Труп Каплан Мальков и Демьян Бедный сожгли на территории Кремля в бочке с бензином. В шестом номере за 1918 год «Еженедельника Всероссийской чрезвычайной комиссии по борьбе с контрреволюцией и спекуляцией» был напечатан список с фамилиями 90 расстрелянных ВЧК. В нем говорится: «Всероссийской чрезвычайной комиссией расстреляны:…33) Каплан, за покушение на тов. Ленина, правая эсеровка…»
Следственное дело № Н-200 по покушению Ф.Е. Каплан на В.И. Ульянова (Ленина) — это всего один том из 124 листов. В нём нет обвинительного заключения, постановления о прекращении уголовного дела или приговора суда с вердиктом о её казни.

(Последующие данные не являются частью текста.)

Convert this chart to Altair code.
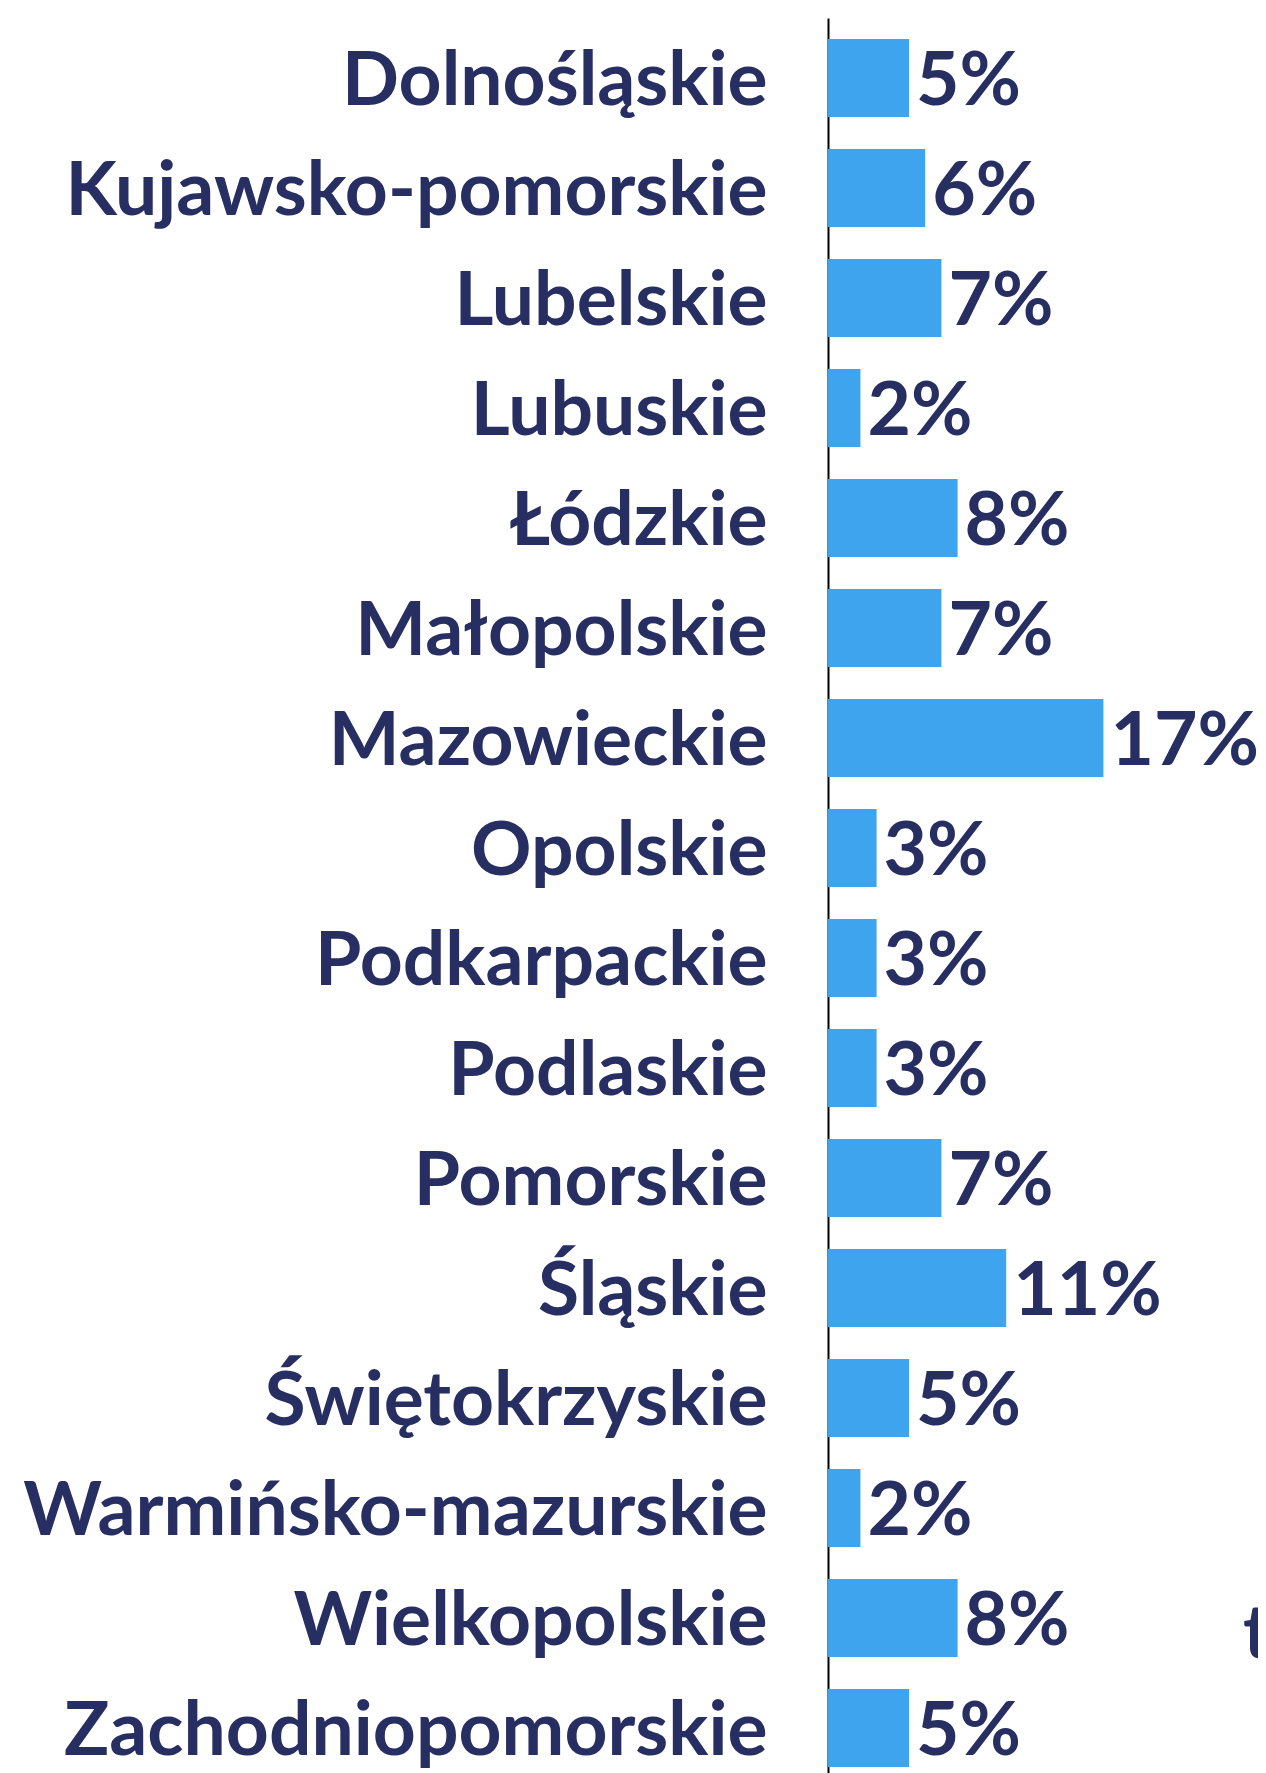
import altair as alt
import pandas as pd

regions = [
    "Dolnośląskie", "Kujawsko-pomorskie", "Lubelskie", "Lubuskie", "Łódzkie",
    "Małopolskie", "Mazowieckie", "Opolskie", "Podkarpackie", "Podlaskie",
    "Pomorskie", "Śląskie", "Świętokrzyskie", "Warmińsko-mazurskie",
    "Wielkopolskie", "Zachodniopomorskie",
]
values = [5, 6, 7, 2, 8, 7, 17, 3, 3, 3, 7, 11, 5, 2, 8, 5]
value_labels = [f"{v}%" for v in values]
extra_text = ["t"]

NAVY = "#272E62"
BLUE = "#3EA4EE"
FS = 75

df = pd.DataFrame({"region": regions, "value": values, "label": value_labels})

y_enc = alt.Y(
    "region:N",
    sort=regions,
    scale=alt.Scale(paddingInner=0.29, paddingOuter=0.19, range=[0, 1770]),
    axis=alt.Axis(
        title=None,
        labelFont="Lato",
        labelFontSize=FS,
        labelFontWeight="bold",
        labelColor=NAVY,
        labelPadding=61,
        labelOffset=4,
        labelLimit=2000,
        ticks=False,
        grid=False,
        domainColor="black",
        domainWidth=2,
    ),
)
x_enc = alt.X("value:Q", scale=alt.Scale(domain=[0, 20]), axis=None)

base = alt.Chart(df)
bars = base.mark_bar(color=BLUE).encode(y=y_enc, x=x_enc)
texts = base.mark_text(
    align="left", baseline="middle", dx=7, dy=4,
    font="Lato", fontSize=FS, fontWeight="bold", color=NAVY,
).encode(y=alt.Y("region:N", sort=regions), x="value:Q", text="label:N")

extra = alt.Chart(pd.DataFrame({"t": extra_text})).mark_text(
    align="left", baseline="alphabetic",
    font="Lato", fontSize=FS, fontWeight="bold", color=NAVY,
).encode(x=alt.value(415), y=alt.value(1640), text="t:N")

chart = alt.layer(bars, texts, extra).properties(
    width=324,
    height=1755,
    autosize=alt.AutoSizeParams(type="none"),
    padding={"left": 820, "top": 10, "right": 106, "bottom": 0},
).configure_view(stroke=None)

chart.save("out.html", embed_options={"renderer": "svg", "actions": False})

В результате расследования установлена личность Каплан и то, что её виновность не вызывала сомнений у ВЧК. Входила ли она в партию правых эсеров, не установило, но Петерс считал, что Каплан представляет террористическое эсеровское подполье. Руководство страны уже сделало выводы, поэтому в ВЧК посчитали, что дальнейшее расследование не имеет смысла.
Однако 18 мая 1922 года дело Каплан как «вещественное доказательство» было приобщено к уголовному делу по обвинению правых эсеров. К этому процессу были привлечены 177 человек. Осудили 34 руководителя партии, которые кроме политических преступлений признали и организацию целого ряда крупных экспроприаций, грабежей, контрреволюционных мятежей и восстаний, подрывную деятельность разведок и посольств Антанты, развязывание ими вместе с внутренней контрреволюцией Гражданской войны.
Семенов (Васильев) и Коноплева были приговорены к высшей мере наказания — расстрелу, но впоследствии помилованы и освобождены из тюрьмы. Приговор не был отменен до конца их жизни. Вероятно, что именно Коноплева, а не Каплан стреляла в Ленина, поэтому её немедленно убили и сожгли в Кремле. Семенов — это отдельная история.